Many dams and lodges are used for several years in succession, and newly added sticks and branches stand out against the mud and older sticks. The residents of a beaver colony also create deliberate messages indicating their claim to the location. In the photo below you see mud that was dredged up from the bottom and deposited on top of a grass hummock to create a scent mound. Whatever is handy at the edge of the pond, whether it be mud, muck, or rotting vegetation, can be dredged up and carried to the shore to make a pile. The final touch comes when the beaver drags its anus over the mound and deposits urine and secretions from its anal glands and castor sacs. The smell is not unpleasant, but it’s hard to describe. It reminds me of a horse barn, but it has also been compared to musk, human sweat, cheese, fruit, leather, birch beer, or some combination thereof. Scent mounds are most often created in spring, and the distinctive odor can persist for weeks.

If ponds and small streams aren’t available, beavers take up residence in creeks and rivers. But these habitats are subject to regular flooding, and the volume of flow during high water would destroy dams and lodges, so river beavers make their homes in the stream banks, digging underwater entrances and excavating living spaces above water level. If beavers are living in a river you may find peeled sticks, cut stumps, and scent mounds along the riparian margin. Another good clue is tracks in silty or muddy stream margins.

The tracks in the photo below were made by a beaver walking from lower right to upper left. The large hind prints make a wide zig-zag, starting with the left rear in the lower right corner. As in other four-footed walking trails, there are two footfalls–a front and a rear from the same side–at each zig or zag, but the front prints are mostly covered by the larger rear prints. All, that is, except for the two tracks at the upper left. The larger print above is the right rear, and next to it, just below, is the much smaller right front. Some of the rear prints may remind you of the tracks of a large bird. That’s because beavers often touch down lightly or not at all with their two inside toes, so the outer three toes make the most prominent impressions. But the heel marks behind the toes (as well as the wide palm areas at the bases of the toes) tell us it was a beaver, not a bird.
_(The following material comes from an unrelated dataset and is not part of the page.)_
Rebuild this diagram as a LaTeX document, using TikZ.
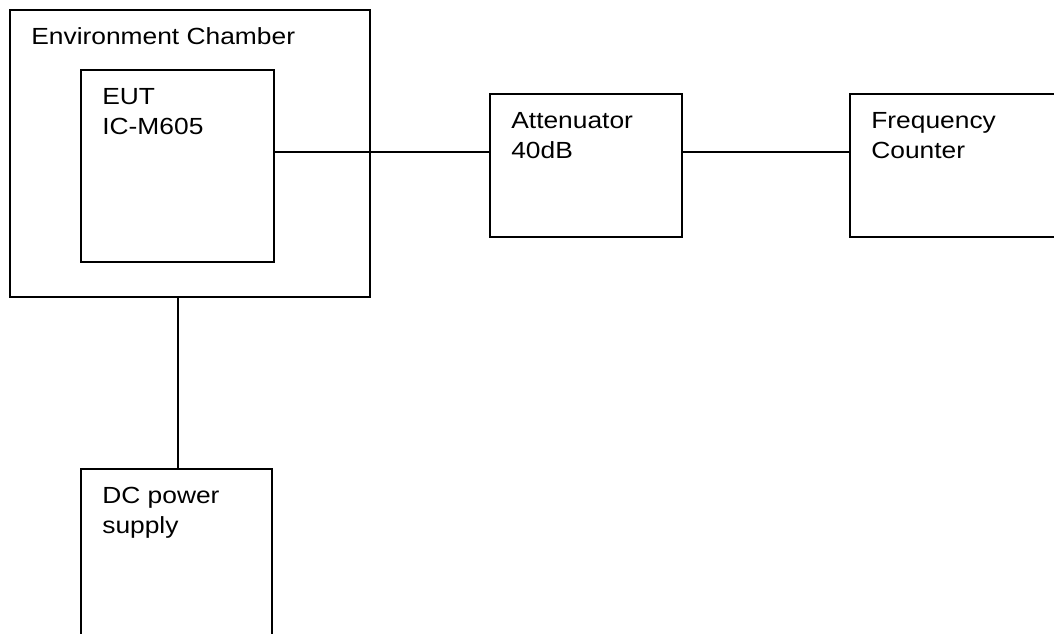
\documentclass[tikz,border=0pt]{standalone}
\usepackage{fontspec}
\setmainfont{Liberation Sans}[FakeStretch=1.13]
\usetikzlibrary{positioning}

% two lines, baseline on the first one
\newcommand{\twolines}[2]{\vtop{\hbox{#1}\hbox{#2}}}

\begin{document}
\begin{tikzpicture}[x=0.75pt, y=-0.75pt, line width=1.4pt,
    block/.style={draw, rectangle, inner sep=0pt},
    caption/.style={anchor=base west, inner sep=0pt,
        font=\fontsize{17.5}{22.5}\selectfont, xshift=16pt, yshift=-26.25pt}]

    \clip (0,0) rectangle (1054,634);

    \node[block, minimum width=270pt, minimum height=215.25pt]   (chamber) at (190,153.5)  {};
    \node[block, minimum width=144.75pt, minimum height=144pt]   (eut)     at (177.5,166)  {};
    \node[block, minimum width=144pt, minimum height=107.25pt]   (atten)   at (586,165.5)  {};
    \node[block, minimum width=172.5pt, minimum height=107.25pt] (freq)    at (965,165.5)  {};
    \node[block, minimum width=143.25pt, minimum height=144pt]   (dc)      at (176.5,565)  {};

    \node[caption] (chambertext) at (chamber.north west) {Environment Chamber};
    \node[caption] (euttext)     at (eut.north west)     {\twolines{EUT}{IC-M605}};
    \node[caption] (attentext)   at (atten.north west)   {\twolines{Attenuator}{40dB}};
    \node[caption] (freqtext)    at (freq.north west)    {\twolines{Frequency}{Counter}};
    \node[caption] (dctext)      at (dc.north west)      {\twolines{DC power}{supply}};

    \draw ([yshift=-62.25pt]eut.north east) -- ([yshift=-44.25pt]atten.north west);
    \draw ([yshift=-44.25pt]atten.north east) -- ([yshift=-44.25pt]freq.north west);
    \draw ([xshift=-9pt]chamber.south) -- ([xshift=-9pt]chamber.south |- dc.north);
\end{tikzpicture}
\end{document}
Whether they’re pond beavers or river beavers, at some point the animals will have exhausted the local food supply and will be forced to relocate to a better situation. If dams and lodges are not maintained water levels will fall. Chewed stumps and peeled sticks will weather to dull gray. Even though they aren’t fresh, these signs will persist and provide clues to the past presence of beavers.

But an abandoned beaver pond can offer its own discoveries. The amount of material amassed to form a dam or a lodge can only be appreciated after the water is drained. The exposed mud can be a great place to find the tracks of other creatures. And old beaver ponds provide great opportunities to find beaver scat. The animals normally defecate in the water, so seeing fresh scat is rare. But once the water has drained out, scats may be left on the sloping inner sides of the dam and the perimeter of the pond. Beaver scat is oblong and can be anywhere from 1/2 to 1 1/4 inches in length. The fibrous content is easy to see in the photo below–a beaver needs to chew through lots of bark and wood to get enough nutrition.

I never get tired of visiting beaver sites, because there’s always something new to discover. Whether it’s the prodigious size of a felled tree, the clever way the animals engineer channels to make transporting logs easier, or a muddy stream margin decorated with the tracks of beavers commuting to and from work, it’s always fascinating. Beavers lead complex lives and show great ingenuity in dealing with their surroundings, and the signs they leave can give us a window into their cleverness and adaptability.